New York Mayor and 2020 Democratic presidential candidate Bill de Blasio did a one-on-one interview with Fox News host Sean Hannity on Wednesday night. When pressed about gun control, de Blasio was reluctant to say if he believed if someone who passed a background check should legally be able to own a gun.
Mayor de Blasio said he governs the "safest big city in America" with the "finest police force in America." He said crime has gone down the previous six years.
Hannity asked the mayor if someone who had no criminal background—or any other characteristics that would throw up a flag during a background check—should be denied the right to own a gun to defend themselves. The mayor seemed to dance around the question.
"I believe right now what's wrong in this country is not that people have rights around guns, it's there are no gun safety measures like background checks," de Blasio said. "All the guns that are out there, that are threatening our officers and our civilians alike ... I believe people have rights, I believe in gun safety laws."
Hannity said that he himself has to go through background checks to own guns, and kept pushing the mayor to see if the laws would be become even tougher.
"We have a police department," de Blasio said, "that is making it safer all the time. That's the best way to protect people. Everyone deserves to be safe. The answer is not for everyone to have a firearm—any more than the answer is not for every teacher to have a firearm."

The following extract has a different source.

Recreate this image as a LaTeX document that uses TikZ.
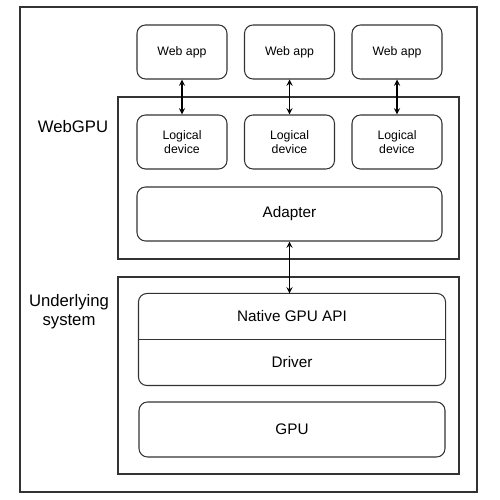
\documentclass[tikz,border=0pt]{standalone}
\usepackage{fontspec}
\setmainfont{Liberation Sans}
\usetikzlibrary{arrows}
\begin{document}
\begin{tikzpicture}[
            frame/.style={
                rectangle,
                draw=black!80,
                line width=0.6pt
            },
            layer/.style={
                rectangle,
                draw=black!80,
                line width=0.6pt,
                minimum width=6.82cm,
                inner sep=0pt
            },
            block/.style={
                rectangle,
                rounded corners=0.17cm,
                draw=black!80,
                line width=0.6pt,
                minimum width=1.8cm,
                minimum height=1.08cm,
                align=center,
                font=\fontsize{7}{8.4}\selectfont
            },
            wide/.style={
                block,
                minimum width=6.1cm,
                font=\fontsize{8.7}{10}\selectfont
            },
            label/.style={
                align=center,
                font=\fontsize{9.5}{11}\selectfont
            },
            arrow/.style={<->, >=stealth, line width=0.6pt}
        ]
        \useasboundingbox (0,0) rectangle (10,10);

        % Outer frame
        \draw[frame] (0.4,0.16) rectangle (9.54,9.86);

        % Layer boxes
        \node[layer, minimum height=3.24cm] (webgpu) at (5.77,6.44) {};
        \node[layer, minimum height=3.94cm] (system) at (5.77,2.49) {};

        % Layer titles
        \node[label] (t1) at (1.46,7.46) {WebGPU};
        \node[label] (t2) at (1.38,3.76) {Underlying\\system};

        % Web apps
        \node[block] (app1) at (3.64,8.96) {Web app};
        \node[block] (app2) at (5.79,8.96) {Web app};
        \node[block] (app3) at (7.94,8.96) {Web app};

        % Logical devices
        \node[block] (dev1) at (3.64,7.16) {Logical\\device};
        \node[block] (dev2) at (5.79,7.16) {Logical\\device};
        \node[block] (dev3) at (7.94,7.16) {Logical\\device};

        % Adapter
        \node[wide] (adapter) at (5.79,5.72) {Adapter};

        % Native API and driver share one rounded box
        \node[wide, draw=none, minimum width=6.12cm, minimum height=0.9cm] (native) at (5.84,3.67) {Native GPU API};
        \node[wide, draw=none, minimum width=6.12cm, minimum height=0.92cm] (driver) at (5.84,2.76) {Driver};
        \draw[black!80, line width=0.6pt, rounded corners=0.17cm] (native.north west) rectangle (driver.south east);
        \draw[black!80, line width=0.6pt] (native.south west) -- (native.south east);

        % GPU
        \node[wide, minimum width=6.12cm, minimum height=1.1cm] (gpu) at (5.84,1.41) {GPU};

        % Connecting arrows
        \draw[arrow] (app1.south) -- (dev1.north);
        \draw[arrow] (app2.south) -- (dev2.north);
        \draw[arrow] (app3.south) -- (dev3.north);
        \draw[arrow] (adapter.south) -- (adapter.south |- native.north);

\end{tikzpicture}
\end{document}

Hannity kept trying to get de Blasio to answer whether or not law-abiding citizens should have access to guns for protection—similar to politicians and celebrities having armed guards for protection—in which the governor never gave a yes or no answer. Instead, he said the NYPD was sufficient.

Hannity, a New York resident who grew up in the city, replied "I ain't buying what you're selling."
Mayor de Blasio spent 65 minutes during a pre-recorded interview, and it encompassed the entire hour-long segment of Hannity's show Wednesday. The episode had no opening statement or other guests.
The two sparred over abortion rights, de Blasio's proposal to hike income taxes, immigration, President Donald Trump's proposed barrier along the U.S. southern border, and the treatment of NYPD officers by New York residents.
At one point when talking about abortion rights—when de Blasio said he would follow the Roe v. Wade ruling and that he respected "the choice of women and their doctor"—he said of Hannity, "your job is to make this a cartoon," and called the abortion issue a "smoke screen."
Hannity appeared peeved at times, at one point saying, "If you become president, we're screwed."